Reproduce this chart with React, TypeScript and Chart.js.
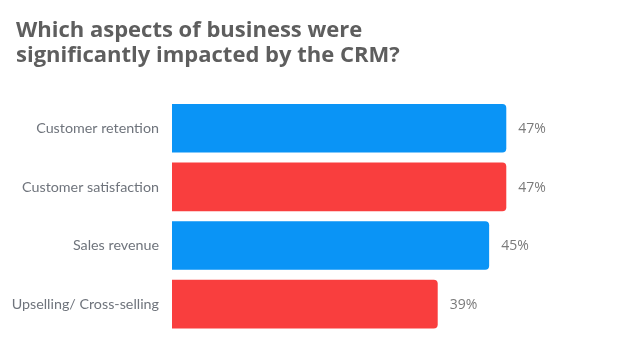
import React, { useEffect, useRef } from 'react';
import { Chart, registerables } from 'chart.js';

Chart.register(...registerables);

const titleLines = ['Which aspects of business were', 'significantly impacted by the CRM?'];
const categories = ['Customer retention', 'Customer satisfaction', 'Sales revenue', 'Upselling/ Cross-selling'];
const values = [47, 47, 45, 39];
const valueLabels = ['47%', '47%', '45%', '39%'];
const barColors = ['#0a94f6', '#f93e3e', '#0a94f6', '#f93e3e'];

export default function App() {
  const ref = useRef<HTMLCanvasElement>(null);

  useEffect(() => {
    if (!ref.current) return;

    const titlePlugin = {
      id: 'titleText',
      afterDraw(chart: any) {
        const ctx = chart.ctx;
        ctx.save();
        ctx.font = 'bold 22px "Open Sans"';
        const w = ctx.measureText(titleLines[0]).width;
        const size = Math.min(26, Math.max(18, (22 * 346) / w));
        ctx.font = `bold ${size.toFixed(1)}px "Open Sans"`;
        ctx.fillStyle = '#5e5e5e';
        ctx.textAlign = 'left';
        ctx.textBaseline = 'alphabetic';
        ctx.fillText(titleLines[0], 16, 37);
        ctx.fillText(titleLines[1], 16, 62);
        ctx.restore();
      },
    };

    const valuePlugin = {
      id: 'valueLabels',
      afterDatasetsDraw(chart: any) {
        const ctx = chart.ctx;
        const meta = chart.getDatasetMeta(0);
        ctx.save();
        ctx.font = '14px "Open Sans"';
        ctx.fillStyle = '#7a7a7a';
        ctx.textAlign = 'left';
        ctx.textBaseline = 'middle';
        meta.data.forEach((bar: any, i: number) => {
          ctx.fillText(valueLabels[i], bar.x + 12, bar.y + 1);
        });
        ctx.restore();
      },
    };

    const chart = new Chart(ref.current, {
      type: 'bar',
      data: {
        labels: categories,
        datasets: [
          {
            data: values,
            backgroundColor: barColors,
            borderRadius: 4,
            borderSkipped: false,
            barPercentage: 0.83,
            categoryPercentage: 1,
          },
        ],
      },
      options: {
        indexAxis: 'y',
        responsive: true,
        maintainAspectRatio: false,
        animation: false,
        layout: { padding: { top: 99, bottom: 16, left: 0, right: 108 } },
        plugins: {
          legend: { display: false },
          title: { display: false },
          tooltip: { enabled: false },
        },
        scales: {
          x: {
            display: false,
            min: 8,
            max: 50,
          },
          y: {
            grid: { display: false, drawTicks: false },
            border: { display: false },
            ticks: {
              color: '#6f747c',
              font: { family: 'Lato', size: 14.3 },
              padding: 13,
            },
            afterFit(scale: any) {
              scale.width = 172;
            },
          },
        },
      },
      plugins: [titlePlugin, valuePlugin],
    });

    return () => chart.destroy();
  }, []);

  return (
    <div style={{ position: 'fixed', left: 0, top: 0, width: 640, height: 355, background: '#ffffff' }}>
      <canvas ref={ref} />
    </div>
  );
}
■ ■ ■ ■ ■
Task goal: Pictures are excluded; extract exactly the lines from the start of the data through the line that holds "Chart.register(...registerables);", both ends included.

Reply to the exercise:
Reproduce this chart with React, TypeScript and Chart.js.
import React, { useEffect, useRef } from 'react';
import { Chart, registerables } from 'chart.js';

Chart.register(...registerables);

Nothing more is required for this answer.